→ **What you need to do**:
Exactly as written, write out the lines below from the first to the one containing "cx, cy, r = 240, 206, 121", inclusive. Pictures do not belong in the copy.

== Provided data ==

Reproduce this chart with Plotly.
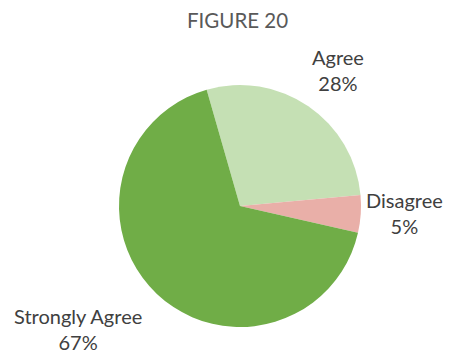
import plotly.graph_objects as go

# Survey responses
categories = ["Agree", "Disagree", "Strongly Agree"]
shares = [28, 5, 67]
colors = ["#C5E0B4", "#E9AFA8", "#70AD47"]

W, H = 454, 355
cx, cy, r = 240, 206, 121  # pie centre and radius in px

fig = go.Figure(
    go.Pie(
        labels=categories,
        values=shares,
        sort=False,
        direction="clockwise",
        rotation=-16,
        marker=dict(colors=colors, line=dict(width=0)),
        textinfo="none",
        hoverinfo="label+percent",
        domain=dict(
            x=[(cx - r) / W, (cx + r) / W],
            y=[(H - cy - r) / H, (H - cy + r) / H],
        ),
    )
)

# outside labels (category + share)
label_pos = {
    "Agree": (338, 70),
    "Disagree": (404, 213),
    "Strongly Agree": (78, 329),
}
for cat, val in zip(categories, shares):
    x, y = label_pos[cat]
    fig.add_annotation(
        x=x / W, y=1 - y / H, xref="paper", yref="paper",
        text=f"{cat}<br>{val}%", showarrow=False,
        xanchor="center", yanchor="middle", align="center",
        font=dict(family="Lato, Open Sans, sans-serif", size=20, color="#404040"),
    )

fig.add_annotation(
    x=238 / W, y=1 - 20 / H, xref="paper", yref="paper",
    text="FIGURE 20", showarrow=False, xanchor="center", yanchor="middle",
    font=dict(family="Lato, Open Sans, sans-serif", size=20.5, color="#595959"),
)

fig.update_layout(
    width=W, height=H,
    margin=dict(l=0, r=0, t=0, b=0),
    showlegend=False,
    paper_bgcolor="white",
    plot_bgcolor="white",
)

fig.write_html("out.html")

===

→ **Correct output**:
Reproduce this chart with Plotly.
import plotly.graph_objects as go

# Survey responses
categories = ["Agree", "Disagree", "Strongly Agree"]
shares = [28, 5, 67]
colors = ["#C5E0B4", "#E9AFA8", "#70AD47"]

W, H = 454, 355
cx, cy, r = 240, 206, 121  # pie centre and radius in px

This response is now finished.